# My old Vinyl collection



## SaaB (Mar 29, 2012)

I have load of records which i will unlikely play again, as all online now.

I bought a cheap record player from Argos with a view to test them. I also bought some cleaning fluid

I have started to test them, and most look really dirty, not just finger marks but small scratches. They play fine though and only odd crackle.

It looks like i am making them worse cleaning them, so just playing them might be enough before selling. (Boot sale probably easier)

I have used some online places for CD's which i have made £4 or £5 pounds if they are rare/import. 

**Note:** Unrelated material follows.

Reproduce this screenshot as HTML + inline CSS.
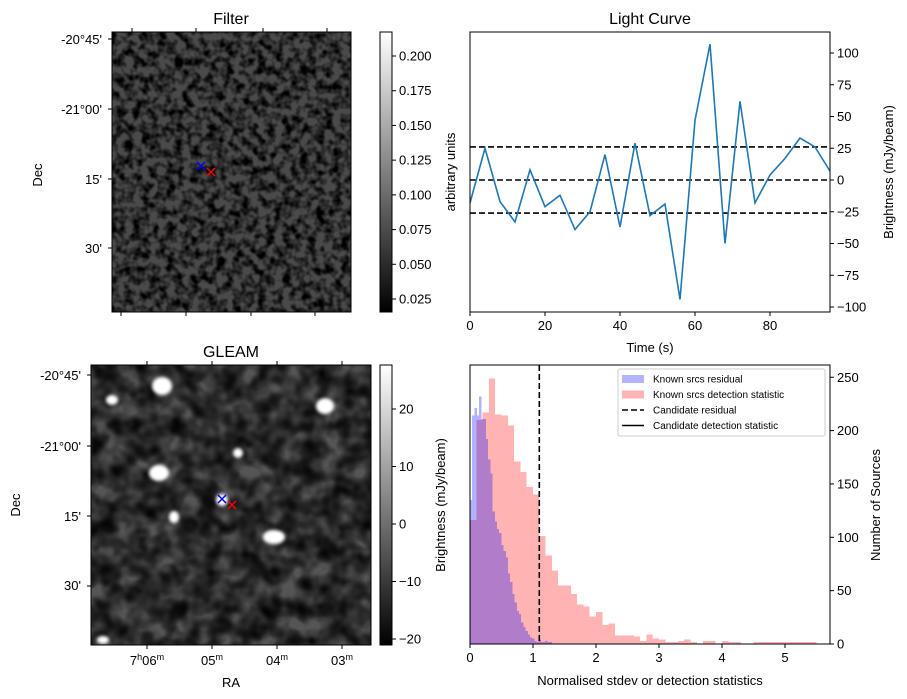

I acquired about 10 old Duran Duran LP's which have been better looked after. few others like Visage/Japan/Frankie goes to Hollywood.

So apart from the above ones in better condition, i think selling my others online are probably not worth it?


----------



## IvorB1H (6 mo ago)

You could try an auction house that deals with house clearances ? I did that with my parents records when they passed away (among numerous other items) there were one or two in the collection we sold online as were a bit rarer but not worth enough for a specialist auction.


----------



## SaaB (Mar 29, 2012)

IvorB1H said:


> You could try an auction house that deals with house clearances ? I did that with my parents records when they passed away (among numerous other items) there were one or two in the collection we sold online as were a bit rarer but not worth enough for a specialist auction.


Thanks,
My parents have 100’s of old records too which are likely worth more.
I contacted a specialist type company/collector that come to you if you have a large collection. Might be option for my parents ones. (Not sure how they would test them)

i will go through my old CD’s again as you can just scan the code and decide if you send off to sell.


----------



## nogrille (Oct 27, 2005)

If you can be bothered, list them individually on Discogs or ebay.

If not, take them to your local record shop and get a price for the whole lot - this should be more ££ than a car boot sale.


----------